Do this.
Repeat the material exactly from its first line to the line that includes "const N = 64;". Skip pictures.

==========

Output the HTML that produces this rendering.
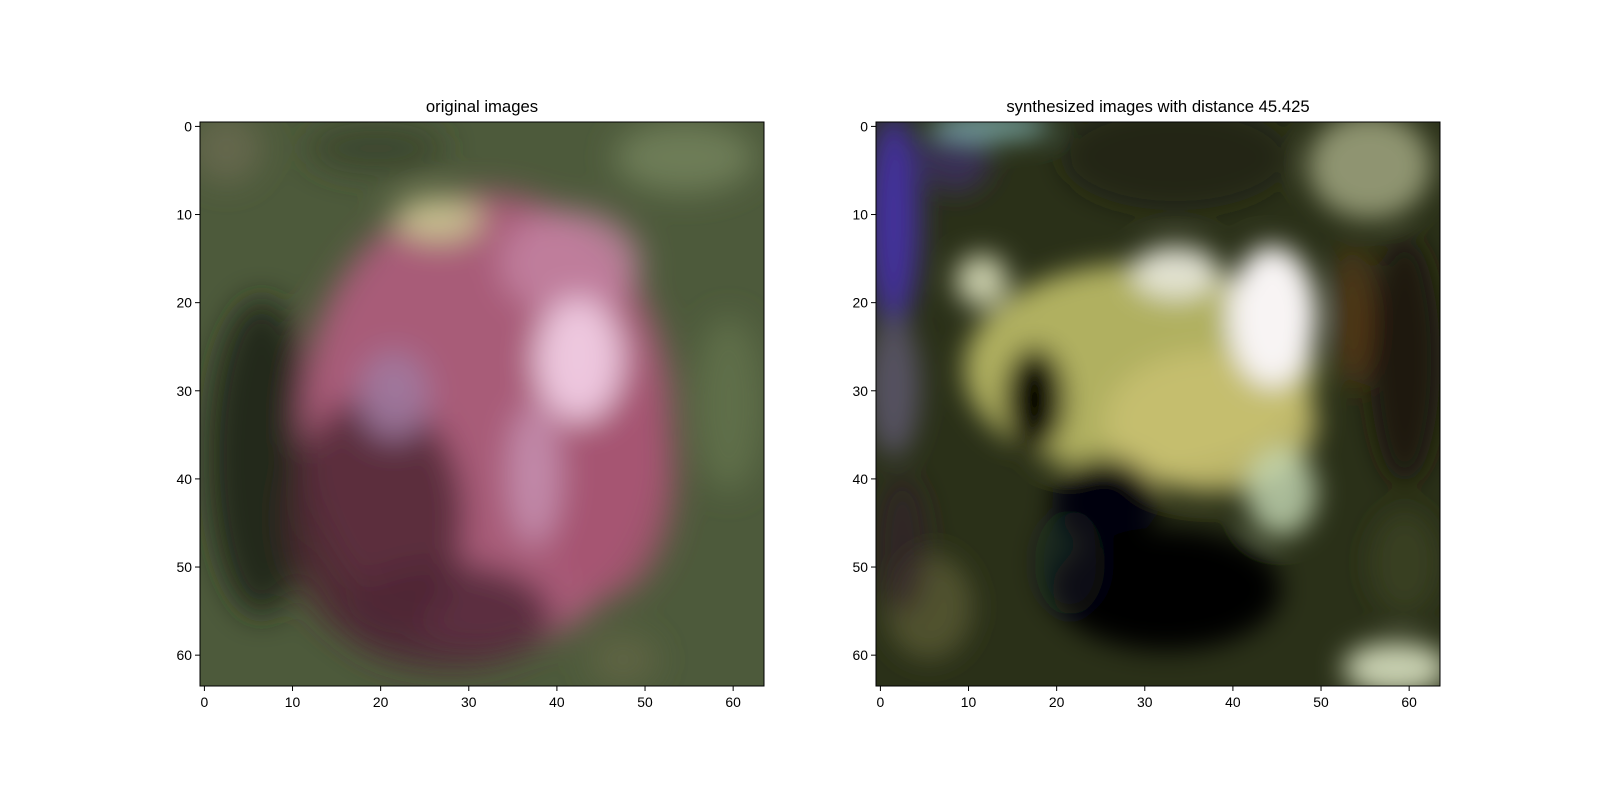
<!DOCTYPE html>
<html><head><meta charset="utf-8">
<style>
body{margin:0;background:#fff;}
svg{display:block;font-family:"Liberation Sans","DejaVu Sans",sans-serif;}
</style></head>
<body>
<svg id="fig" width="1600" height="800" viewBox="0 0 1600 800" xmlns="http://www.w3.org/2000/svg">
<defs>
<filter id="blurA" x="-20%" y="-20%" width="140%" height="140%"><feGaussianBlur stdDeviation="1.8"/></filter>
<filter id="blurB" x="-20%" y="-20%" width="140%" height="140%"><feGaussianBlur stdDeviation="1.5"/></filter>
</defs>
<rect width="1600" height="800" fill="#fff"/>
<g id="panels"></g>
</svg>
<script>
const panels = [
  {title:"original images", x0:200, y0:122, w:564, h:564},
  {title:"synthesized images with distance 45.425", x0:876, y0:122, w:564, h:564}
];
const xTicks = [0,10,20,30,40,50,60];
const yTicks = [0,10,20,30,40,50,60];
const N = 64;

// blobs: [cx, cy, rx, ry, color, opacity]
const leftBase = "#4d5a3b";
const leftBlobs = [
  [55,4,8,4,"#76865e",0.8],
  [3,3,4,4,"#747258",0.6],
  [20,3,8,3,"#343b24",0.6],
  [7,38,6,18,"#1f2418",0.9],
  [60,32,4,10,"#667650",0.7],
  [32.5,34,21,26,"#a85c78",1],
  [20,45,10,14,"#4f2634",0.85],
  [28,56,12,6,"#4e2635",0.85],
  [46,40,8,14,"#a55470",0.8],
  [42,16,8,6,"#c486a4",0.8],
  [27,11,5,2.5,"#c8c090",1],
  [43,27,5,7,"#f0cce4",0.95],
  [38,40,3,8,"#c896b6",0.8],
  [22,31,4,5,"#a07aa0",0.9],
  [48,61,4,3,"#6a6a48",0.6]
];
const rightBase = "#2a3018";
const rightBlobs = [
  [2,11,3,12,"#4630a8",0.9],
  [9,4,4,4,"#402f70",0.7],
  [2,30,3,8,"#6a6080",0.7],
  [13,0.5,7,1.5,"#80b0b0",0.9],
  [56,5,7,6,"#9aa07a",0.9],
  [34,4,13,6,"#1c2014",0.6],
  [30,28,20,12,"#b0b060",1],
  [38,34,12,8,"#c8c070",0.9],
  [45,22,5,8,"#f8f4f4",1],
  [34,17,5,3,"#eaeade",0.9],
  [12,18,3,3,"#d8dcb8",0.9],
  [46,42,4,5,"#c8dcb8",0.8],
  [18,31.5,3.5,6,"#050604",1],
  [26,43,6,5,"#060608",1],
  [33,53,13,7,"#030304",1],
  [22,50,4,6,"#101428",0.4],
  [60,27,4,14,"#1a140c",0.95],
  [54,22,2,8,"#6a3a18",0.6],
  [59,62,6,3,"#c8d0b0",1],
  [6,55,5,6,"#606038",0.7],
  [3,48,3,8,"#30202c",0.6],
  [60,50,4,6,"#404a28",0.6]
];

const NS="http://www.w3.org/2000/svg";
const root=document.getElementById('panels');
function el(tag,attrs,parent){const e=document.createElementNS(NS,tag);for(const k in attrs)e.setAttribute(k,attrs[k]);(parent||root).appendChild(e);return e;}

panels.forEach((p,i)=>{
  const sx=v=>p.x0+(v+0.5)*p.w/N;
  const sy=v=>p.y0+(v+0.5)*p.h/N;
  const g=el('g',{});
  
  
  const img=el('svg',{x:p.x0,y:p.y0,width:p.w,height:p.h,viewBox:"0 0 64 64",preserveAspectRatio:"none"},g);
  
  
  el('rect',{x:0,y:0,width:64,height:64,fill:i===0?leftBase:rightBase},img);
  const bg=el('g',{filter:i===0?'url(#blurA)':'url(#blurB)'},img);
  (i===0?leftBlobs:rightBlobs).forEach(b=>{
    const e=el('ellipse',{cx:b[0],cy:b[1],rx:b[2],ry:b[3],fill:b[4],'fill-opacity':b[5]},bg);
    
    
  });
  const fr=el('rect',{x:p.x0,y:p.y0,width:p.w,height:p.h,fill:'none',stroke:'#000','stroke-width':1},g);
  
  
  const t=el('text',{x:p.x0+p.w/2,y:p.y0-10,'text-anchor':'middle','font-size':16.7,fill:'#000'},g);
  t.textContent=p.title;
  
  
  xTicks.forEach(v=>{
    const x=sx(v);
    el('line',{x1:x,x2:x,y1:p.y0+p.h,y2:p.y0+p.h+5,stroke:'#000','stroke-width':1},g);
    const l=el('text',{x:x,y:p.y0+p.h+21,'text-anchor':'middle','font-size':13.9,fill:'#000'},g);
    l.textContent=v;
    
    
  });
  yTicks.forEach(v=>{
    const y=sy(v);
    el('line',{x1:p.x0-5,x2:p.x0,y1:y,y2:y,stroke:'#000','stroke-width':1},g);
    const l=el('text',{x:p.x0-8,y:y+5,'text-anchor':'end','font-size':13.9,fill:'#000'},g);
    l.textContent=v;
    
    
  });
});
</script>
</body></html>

==========

Solution for this problem.
Output the HTML that produces this rendering.
<!DOCTYPE html>
<html><head><meta charset="utf-8">
<style>
body{margin:0;background:#fff;}
svg{display:block;font-family:"Liberation Sans","DejaVu Sans",sans-serif;}
</style></head>
<body>
<svg id="fig" width="1600" height="800" viewBox="0 0 1600 800" xmlns="http://www.w3.org/2000/svg">
<defs>
<filter id="blurA" x="-20%" y="-20%" width="140%" height="140%"><feGaussianBlur stdDeviation="1.8"/></filter>
<filter id="blurB" x="-20%" y="-20%" width="140%" height="140%"><feGaussianBlur stdDeviation="1.5"/></filter>
</defs>
<rect width="1600" height="800" fill="#fff"/>
<g id="panels"></g>
</svg>
<script>
const panels = [
  {title:"original images", x0:200, y0:122, w:564, h:564},
  {title:"synthesized images with distance 45.425", x0:876, y0:122, w:564, h:564}
];
const xTicks = [0,10,20,30,40,50,60];
const yTicks = [0,10,20,30,40,50,60];
const N = 64;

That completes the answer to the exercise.